COLETRAR: WHAT KIND OF TRAIN IS THIS? PATHS AND SHORTCUTS OF THE ABCS IN THE SUBJECT LINES OF TEACHING
Coletrar; Literature; literacy; literacy skills; teaching practice.
This thesis, of a cartographic and autobiographical nature, records the emergence and consolidation of the concept of "Coletrar," a neologism forged from the moment the teacher-researcher began her journey in literacy. Unlike traditional academic writing, this writing materializes in the form of a train journey where the departure ticket is the metaphor of the "train." Based on the Minas Gerais expression, the researcher is guided in this exercise, which arises from the emergence of the research question based on what this expression means in her homeland. As the cartographic method opens space for an inventive science, the routes of this journey are made from the songs of Milton Nascimento, a singer who, like the researcher, is also from Minas Gerais and whose trajectory has a strong connection with the train, combining diverse memories and making the railway lines a poetic metaphor. In addition, the researcher connects her reflections on the term "Coletrar" with the relationship established between Milton and the Clube da Esquina (Corner Club).
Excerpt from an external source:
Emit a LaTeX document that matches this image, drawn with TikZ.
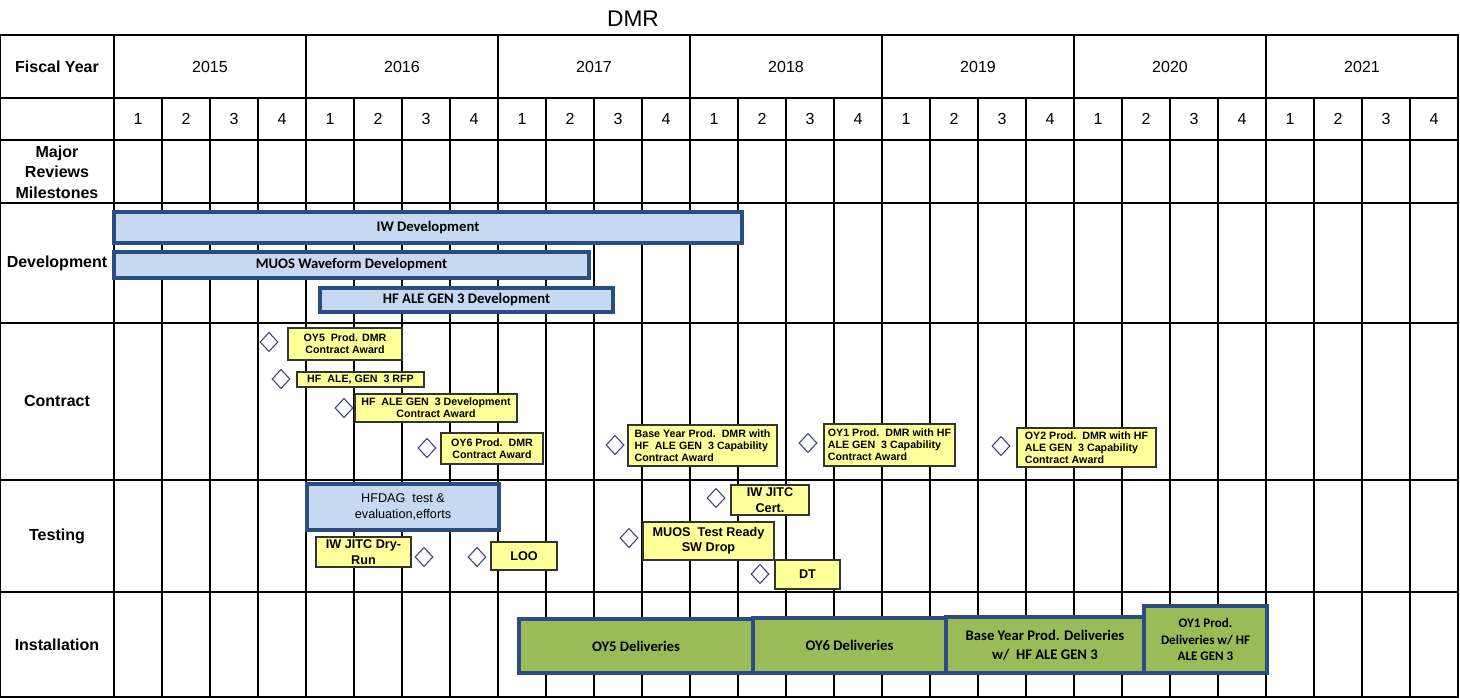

The term "Coletrar" emerges in this research as a collective noun, a polysemous word that brings together literacies, body, language, literature, and experience, to reflect on teaching that is done through the enchantment of literature. Thus, this research traces the movements of the literacy teacher who reinvents herself amidst the challenges of teaching. In this sense, "Coletrar" is forged from a teaching practice that opens itself to a literary praxis that enables creative processes and recognizes that beyond literacy and reading comprehension, there is the possibility of making children artists of words. As research material, the students' written productions throughout the research were understood as territories from which surrounding forces helped consolidate the term "Coletrar." This thesis then demonstrates that literacy practice, when traversed by literary aesthetic experience, can transform into a powerful experience with language, endowing life with new meanings.